We conclude that relators have not met their burden to obtain mandamus relief regarding the matters presented in this original proceeding. See In re H.E.B. Grocery Co., 492 S.W.3d at 302; Walker, 827 S.W.2d at 840. Leaving aside other issues pertaining to the applicability of the apex doctrine to all fourteen witnesses, relators have failed to meet the requirements to quash an apex deposition as expressly delineated by the Texas Supreme Court because the record fails to include affidavits by these individuals denying any knowledge of relevant facts.
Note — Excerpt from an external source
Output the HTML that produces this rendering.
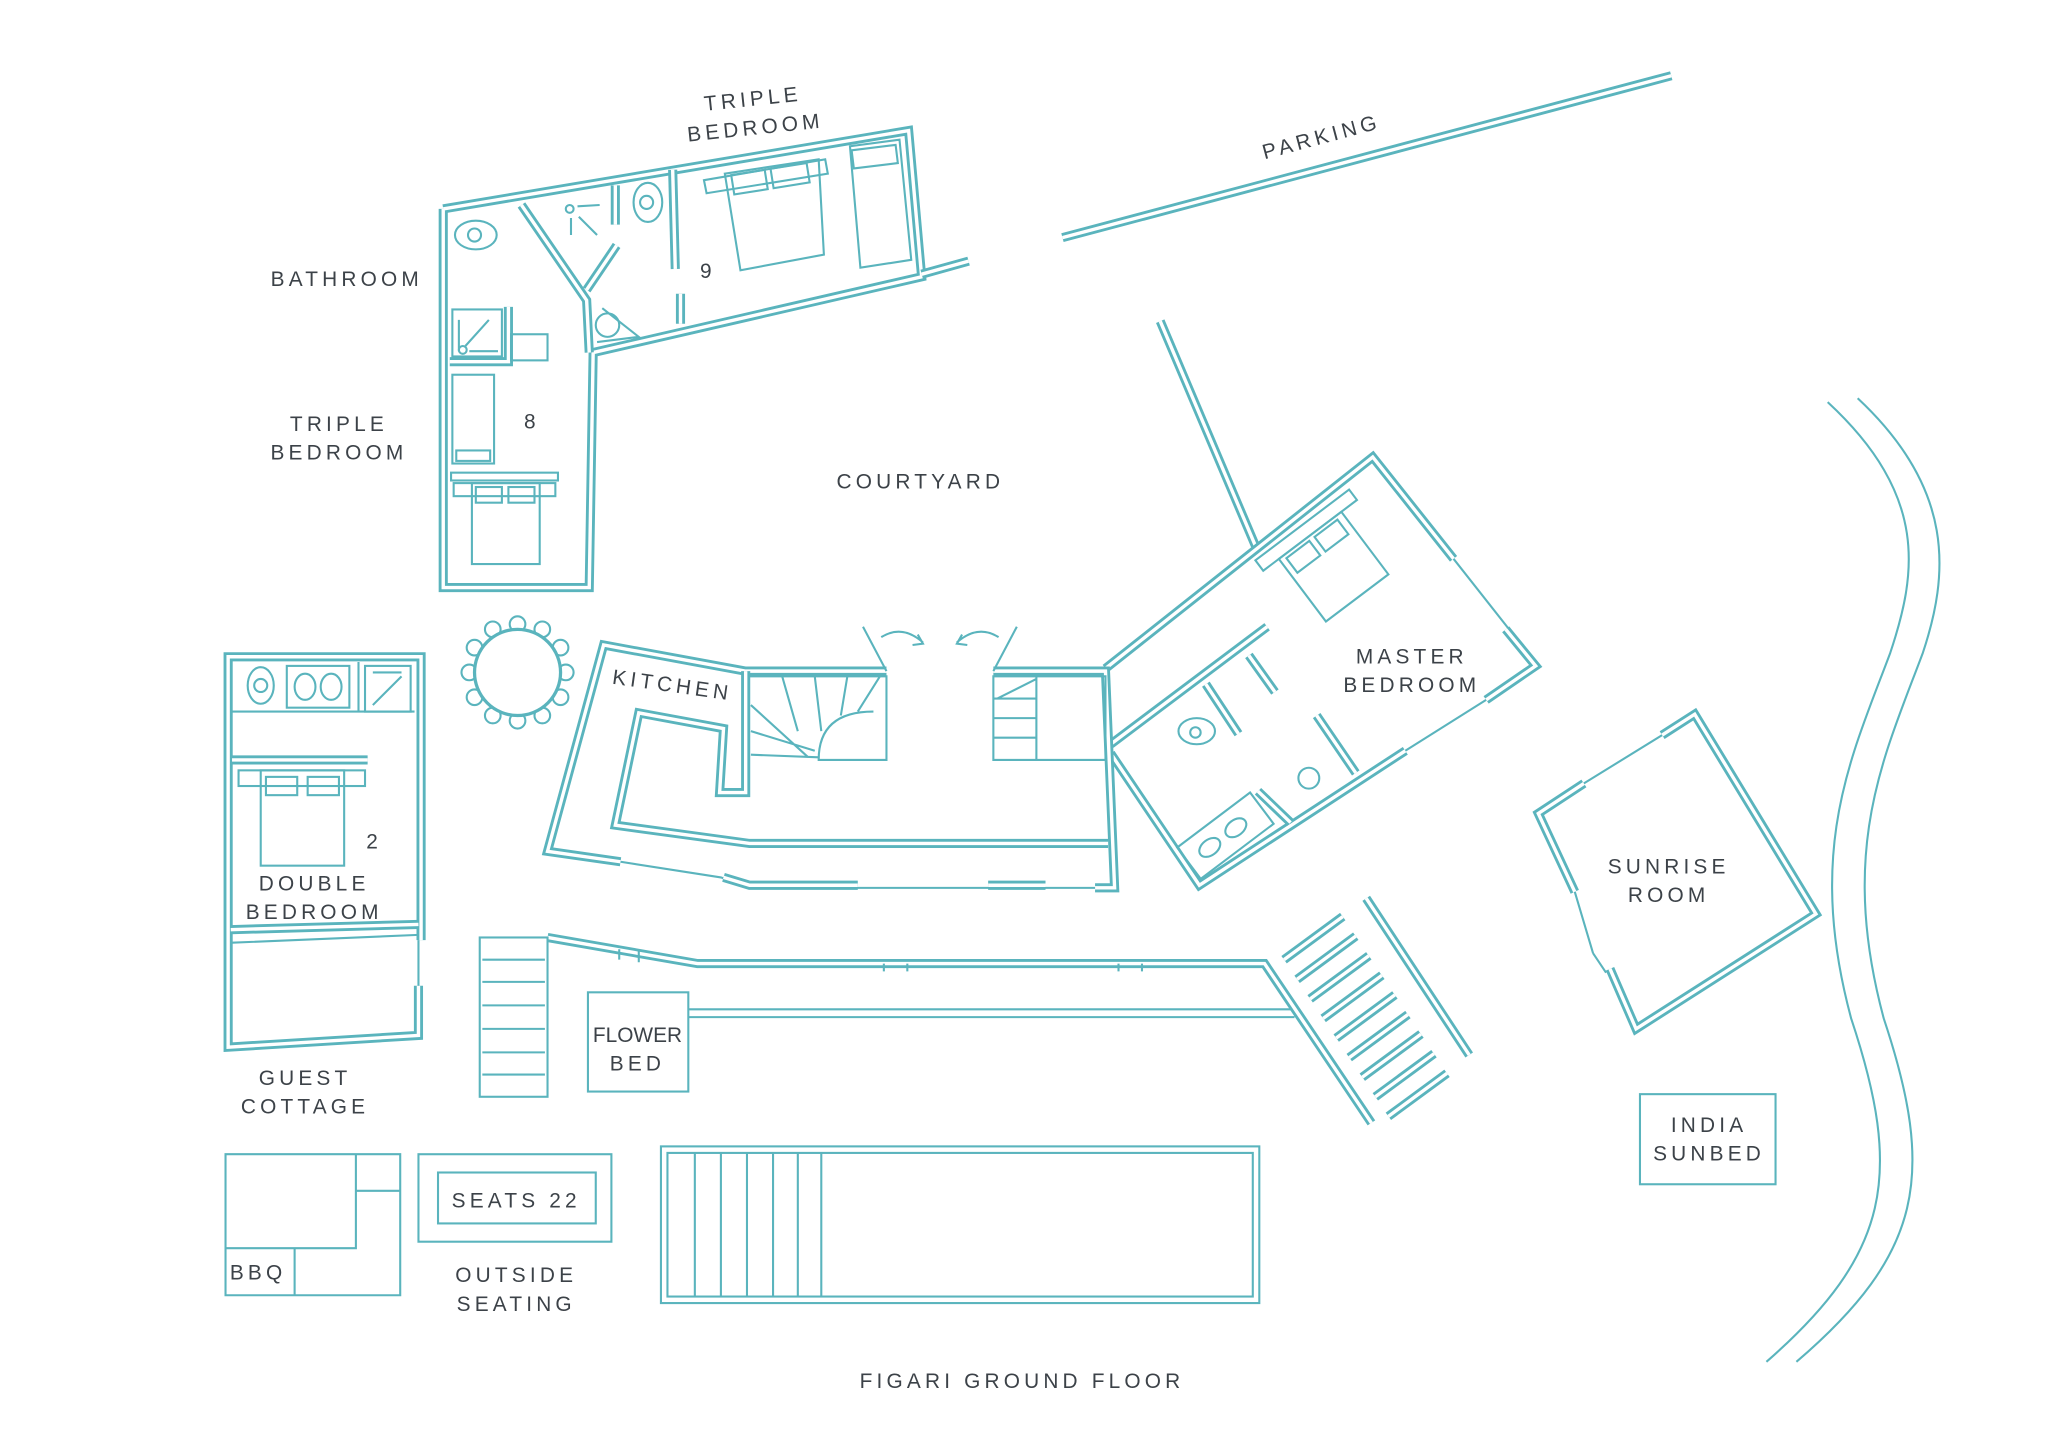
<!DOCTYPE html>
<html><head><meta charset="utf-8"><style>
html,body{margin:0;padding:0;background:#fff;}
svg{display:block;}
text{font-family:"Liberation Sans",sans-serif;fill:#3c4248;font-size:16px;letter-spacing:3.2px;}
.w{fill:none;stroke:#5ab4bd;stroke-width:7;stroke-linejoin:miter;}
.i{fill:none;stroke:#fff;stroke-width:2.6;stroke-linejoin:miter;}
.t{fill:none;stroke:#5ab4bd;stroke-width:1.6;}
.f{fill:#fff;stroke:#5ab4bd;stroke-width:1.6;}
</style></head><body>
<svg width="2048" height="1448" viewBox="0 0 1571 1109" preserveAspectRatio="none">
<defs>
<g id="chair"><rect x="-6" y="-6" width="12" height="12" rx="6" class="f"/></g>
</defs>
<g>
<polyline points="340,160 697,100 707,212 455,270 452,450 340,450 340,160" class="w"/>
<polyline points="340,160 697,100 707,212 455,270 452,450 340,450 340,160" class="i"/>
<polyline points="707,210 743,200" class="w"/><polyline points="707,210 743,200" class="i"/>
<polyline points="400,157 450,230 452,270" class="w"/><polyline points="400,157 450,230 452,270" class="i"/>
<polyline points="450,222 473,188" class="w"/><polyline points="450,222 473,188" class="i"/>
<polyline points="472,142 472,172" class="w"/><polyline points="472,142 472,172" class="i"/>
<polyline points="516,130 518,206" class="w"/><polyline points="516,130 518,206" class="i"/>
<polyline points="522,225 522,248" class="w"/><polyline points="522,225 522,248" class="i"/>
<polyline points="345,277 390,277 390,235" class="w"/><polyline points="345,277 390,277 390,235" class="i"/>
<rect x="347" y="237" width="38" height="36" class="t"/>
<rect x="392" y="256" width="28" height="20" class="t"/>
<ellipse cx="365" cy="180" rx="16" ry="11" class="t"/><circle cx="364" cy="180" r="5" class="t"/>
<ellipse cx="497" cy="155" rx="11" ry="15" class="t"/><circle cx="496" cy="155" r="5" class="t"/>
<circle cx="466" cy="249" r="9" class="t"/>
<path d="M458 262 L490 258 L462 236" class="t"/>
<circle cx="437" cy="160" r="3" class="t"/><path d="M443 158 L460 157 M438 167 L438 180 M444 166 L458 180" class="t"/>
<path d="M352 269 L352 245 M357 265 L375 245 M360 269 L382 269" class="t"/><circle cx="355" cy="268" r="3" class="t"/>
<rect x="347" y="287" width="32" height="68" class="t"/><rect x="350" y="345" width="26" height="8" class="t"/>
<rect x="346" y="362" width="82" height="6" class="t"/>
<rect x="348" y="370" width="78" height="10" class="t"/>
<rect x="362" y="370" width="52" height="62" class="t"/>
<rect x="365" y="373" width="20" height="12" class="t"/><rect x="390" y="373" width="20" height="12" class="t"/>
<path d="M540 138 L633 122 L635 133 L542 148 Z" class="t"/>
<path d="M556 133 L628 122 L632 195 L568 207 Z" class="t"/>
<rect x="562" y="132" width="26" height="15" class="t" transform="rotate(-9 575 140)"/>
<rect x="592" y="127" width="28" height="15" class="t" transform="rotate(-9 606 134)"/>
<path d="M652 112 L690 107 L699 199 L660 205 Z" class="t"/>
<rect x="654" y="113" width="34" height="14" class="t" transform="rotate(-7 671 120)"/>
</g>
<polyline points="815,182 1282,58" class="w"/><polyline points="815,182 1282,58" class="i"/>
<polyline points="890,246 963,418" class="w"/><polyline points="890,246 963,418" class="i"/>
<polyline points="848,512 1053,350 1115,428" class="w"/><polyline points="848,512 1053,350 1115,428" class="i"/>
<path d="M1115,428 L1160,485" class="t"/>
<polyline points="1155,482 1178,510 1140,536" class="w"/><polyline points="1155,482 1178,510 1140,536" class="i"/>
<path d="M1140,536 L1078,575" class="t"/>
<polyline points="1078,575 920,678 852,577" class="w"/><polyline points="1078,575 920,678 852,577" class="i"/>
<polyline points="852,570 972,480" class="w"/><polyline points="852,570 972,480" class="i"/>
<polyline points="958,502 978,530" class="w"/><polyline points="958,502 978,530" class="i"/>
<polyline points="925,524 950,562" class="w"/><polyline points="925,524 950,562" class="i"/>
<polyline points="1010,548 1040,592" class="w"/><polyline points="1010,548 1040,592" class="i"/>
<polyline points="965,606 990,630" class="w"/><polyline points="965,606 990,630" class="i"/>
<circle cx="1004" cy="596" r="8" class="t"/>
<ellipse cx="918" cy="560" rx="14" ry="10" class="t"/><circle cx="917" cy="561" r="4" class="t"/>
<g transform="rotate(-37 940 640)"><rect x="905" y="625" width="70" height="30" class="t"/><ellipse cx="925" cy="640" rx="9" ry="6" class="t"/><ellipse cx="950" cy="640" rx="9" ry="6" class="t"/></g>
<g transform="rotate(-37 1020 430)"><rect x="975" y="395" width="90" height="10" class="t"/><rect x="990" y="405" width="60" height="60" class="t"/><rect x="995" y="408" width="22" height="14" class="t"/><rect x="1022" y="408" width="22" height="14" class="t"/></g>
<polyline points="680,514 572,514 463,494 420,652 476,660" class="w"/><polyline points="680,514 572,514 463,494 420,652 476,660" class="i"/>
<polyline points="762,514 848,514 855,680 840,680" class="w"/><polyline points="762,514 848,514 855,680 840,680" class="i"/>
<path d="M476,660 L553,672 L575,680 L840,680" class="t"/>
<polyline points="555,672 575,678 658,678" class="w"/><polyline points="555,672 575,678 658,678" class="i"/>
<polyline points="758,678 802,678" class="w"/><polyline points="758,678 802,678" class="i"/>
<polyline points="850,646 575,646 472,632 490,546 555,558 552,607 572,607 572,514" class="w"/><polyline points="850,646 575,646 472,632 490,546 555,558 552,607 572,607 572,514" class="i"/>
<path d="M575,518 L680,518 L680,582 L628,582 Q628,545 670,545 M576,540 L620,580 M576,560 L625,575 M576,578 L628,580 M600,518 L612,560 M625,518 L630,560 M650,518 L645,548 M675,518 L658,545" class="t"/>
<path d="M762,518 L848,518 L848,582 L762,582 Z M762,535 L795,535 M762,550 L795,550 M762,565 L795,565 M795,518 L795,582 M765,535 L795,520" class="t"/>
<path d="M662,480 L680,514 M780,480 L762,514" class="t"/>
<path d="M676,488 Q692,478 708,492 M704,486 L708,493 L700,494 M766,488 Q750,478 734,492 M738,486 L734,493 L742,494" class="t"/>
<g>
<use href="#chair" x="397" y="478"/><use href="#chair" x="397" y="552"/><use href="#chair" x="360" y="515"/><use href="#chair" x="434" y="515"/>
<use href="#chair" x="378" y="482"/><use href="#chair" x="416" y="482"/><use href="#chair" x="378" y="548"/><use href="#chair" x="416" y="548"/>
<use href="#chair" x="364" y="496"/><use href="#chair" x="430" y="496"/><use href="#chair" x="364" y="534"/><use href="#chair" x="430" y="534"/>
</g>
<circle cx="397" cy="515" r="33" fill="#fff" stroke="#5ab4bd" stroke-width="2.5"/>
<polyline points="321,755 321,793 175,802 175,503 323,503 323,720" class="w"/><polyline points="321,755 321,793 175,802 175,503 323,503 323,720" class="i"/>
<polyline points="177,712 321,708" class="w"/><polyline points="177,712 321,708" class="i"/>
<path d="M178,722 L321,716 M321,720 L321,755" class="t"/>
<polyline points="178,582 282,582" class="w"/><polyline points="178,582 282,582" class="i"/>
<path d="M178,545 L318,545 M275,545 L275,507" class="t"/>
<ellipse cx="200" cy="525" rx="10" ry="14" class="t"/><circle cx="200" cy="525" r="5" class="t"/>
<rect x="220" y="510" width="48" height="32" class="t"/><ellipse cx="234" cy="526" rx="8" ry="10" class="t"/><ellipse cx="254" cy="526" rx="8" ry="10" class="t"/>
<rect x="280" y="510" width="35" height="35" class="t"/><path d="M286 540 L308 518 M286 515 L308 515" class="t"/>
<rect x="183" y="590" width="97" height="12" class="t"/><rect x="200" y="590" width="64" height="73" class="t"/>
<rect x="204" y="595" width="24" height="14" class="t"/><rect x="236" y="595" width="24" height="14" class="t"/>
<polyline points="420,718 535,738 970,738 1052,860" class="w"/><polyline points="420,718 535,738 970,738 1052,860" class="i"/>
<rect x="368" y="718" width="52" height="122" class="t" stroke-width="3"/>
<path d="M370,735 L418,735 M370,752 L418,752 M370,770 L418,770 M370,788 L418,788 M370,806 L418,806 M370,823 L418,823" class="t"/>
<path d="M528,773 L990,773 M528,779 L993,779" class="t"/>
<path d="M475,727 L475,735 M490,728 L490,737 M678,738 L678,744 M696,738 L696,744 M858,738 L858,744 M876,738 L876,744" class="t"/>
<polyline points="1048,688 1127,808" class="w"/><polyline points="1048,688 1127,808" class="i"/>
<g>
<line x1="985" y1="735" x2="1030" y2="702" class="w" stroke-width="5"/><line x1="985" y1="735" x2="1030" y2="702" class="i" stroke-width="2"/>
<line x1="995" y1="750" x2="1040" y2="717" class="w" stroke-width="5"/><line x1="995" y1="750" x2="1040" y2="717" class="i" stroke-width="2"/>
<line x1="1005" y1="765" x2="1050" y2="732" class="w" stroke-width="5"/><line x1="1005" y1="765" x2="1050" y2="732" class="i" stroke-width="2"/>
<line x1="1015" y1="780" x2="1060" y2="747" class="w" stroke-width="5"/><line x1="1015" y1="780" x2="1060" y2="747" class="i" stroke-width="2"/>
<line x1="1025" y1="795" x2="1070" y2="762" class="w" stroke-width="5"/><line x1="1025" y1="795" x2="1070" y2="762" class="i" stroke-width="2"/>
<line x1="1035" y1="810" x2="1080" y2="777" class="w" stroke-width="5"/><line x1="1035" y1="810" x2="1080" y2="777" class="i" stroke-width="2"/>
<line x1="1045" y1="825" x2="1090" y2="792" class="w" stroke-width="5"/><line x1="1045" y1="825" x2="1090" y2="792" class="i" stroke-width="2"/>
<line x1="1055" y1="840" x2="1100" y2="807" class="w" stroke-width="5"/><line x1="1055" y1="840" x2="1100" y2="807" class="i" stroke-width="2"/>
<line x1="1065" y1="855" x2="1110" y2="822" class="w" stroke-width="5"/><line x1="1065" y1="855" x2="1110" y2="822" class="i" stroke-width="2"/>
</g>
<rect x="451" y="760" width="77" height="76" class="t"/>
<rect x="507" y="878" width="459" height="120" class="t" stroke-width="2.5"/>
<rect x="512" y="883" width="449" height="110" class="t" stroke-width="2.5"/>
<path d="M533,883 L533,993 M553,883 L553,993 M573,883 L573,993 M593,883 L593,993 M612,883 L612,993 M630,883 L630,993" class="t"/>
<path d="M173,884 L307,884 L307,992 L173,992 Z M173,956 L273,956 L273,884 M273,912 L307,912 M226,956 L226,992" class="t"/>
<rect x="321" y="884" width="148" height="67" class="t"/><rect x="336" y="898" width="121" height="39" class="t" stroke-width="2.5"/>
<rect x="1258" y="838" width="104" height="69" class="t"/>
<polyline points="1215,600 1180,623 1208,683" class="w"/><polyline points="1215,600 1180,623 1208,683" class="i"/>
<path d="M1215,600 L1275,563 M1208,683 L1222,730 M1222,730 L1232,745" class="t"/>
<polyline points="1275,563 1300,547 1393,700 1255,788 1235,742" class="w"/><polyline points="1275,563 1300,547 1393,700 1255,788 1235,742" class="i"/>
<path d="M1402,308 C1480,380 1470,440 1450,500 C1420,580 1385,650 1420,780 C1460,900 1450,960 1355,1043" class="t"/>
<path d="M1425,305 C1500,375 1495,440 1475,500 C1445,580 1410,650 1445,780 C1485,900 1475,960 1378,1043" class="t"/>
<text x="578" y="81" text-anchor="middle" transform="rotate(-6 578 81)">TRIPLE</text>
<text x="580" y="103" text-anchor="middle" transform="rotate(-6 580 103)">BEDROOM</text>
<text x="1015" y="110" text-anchor="middle" transform="rotate(-15 1015 110)">PARKING</text>
<text x="266" y="219" text-anchor="middle">BATHROOM</text>
<text x="260" y="330" text-anchor="middle">TRIPLE</text>
<text x="260" y="352" text-anchor="middle">BEDROOM</text>
<text x="408" y="328" text-anchor="middle">8</text>
<text x="543" y="213" text-anchor="middle">9</text>
<text x="706" y="374" text-anchor="middle">COURTYARD</text>
<text x="515" y="530" text-anchor="middle" transform="rotate(8 515 530)">KITCHEN</text>
<text x="1083" y="508" text-anchor="middle">MASTER</text>
<text x="1083" y="530" text-anchor="middle">BEDROOM</text>
<text x="287" y="650" text-anchor="middle">2</text>
<text x="241" y="682" text-anchor="middle">DOUBLE</text>
<text x="241" y="704" text-anchor="middle">BEDROOM</text>
<text x="1280" y="669" text-anchor="middle">SUNRISE</text>
<text x="1280" y="691" text-anchor="middle">ROOM</text>
<text x="489" y="798" text-anchor="middle" style="letter-spacing:0">FLOWER</text>
<text x="489" y="820" text-anchor="middle">BED</text>
<text x="234" y="831" text-anchor="middle">GUEST</text>
<text x="234" y="853" text-anchor="middle">COTTAGE</text>
<text x="1311" y="867" text-anchor="middle">INDIA</text>
<text x="1311" y="889" text-anchor="middle">SUNBED</text>
<text x="396" y="925" text-anchor="middle">SEATS 22</text>
<text x="198" y="980" text-anchor="middle">BBQ</text>
<text x="396" y="982" text-anchor="middle">OUTSIDE</text>
<text x="396" y="1004" text-anchor="middle">SEATING</text>
<text x="784" y="1063" text-anchor="middle">FIGARI GROUND FLOOR</text>
</svg>
</body></html>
See In re Alcatel USA, Inc., 11 S.W.3d at 175 ("A party initiates the Crown Central guideline proceedings by moving for protection and filing the corporate official's affidavit denying any knowledge of relevant facts."); Crown Cent. Petroleum Corp., 904 S.W.2d at 128 (providing "guidelines" for determining when a party seeks to depose an apex official requiring the movant to file a "motion for protective order to prohibit the deposition accompanied by the official's affidavit denying any knowledge of relevant facts"); see also In re Blue Creek Real Properties, LLC, No. 13-18-00308-CV, 2018 WL 3583645, at *2 (Tex. App.—Corpus Christi-Edinburg July 26, 2018, orig. proceeding [mand. denied]) (mem. op.). And, to the extent that relators assert that the real parties' production requests are overbroad, such an issue is not before the Court insofar as relators expressly disavow that they are challenging the trial court's oral rulings as to the two corporate representative depositions, which are the only deposition notices in the record that include subpoenas duces tecum. Accordingly, we lift the stay previously imposed in this case. See TEX. R. APP. P. 52.10(b) ("Unless vacated or modified, an order granting temporary relief is effective until the case is finally decided."). We deny the petition for writ of mandamus.
GREGORY T. PERKES
Justice Delivered and filed the 17th day of September, 2019.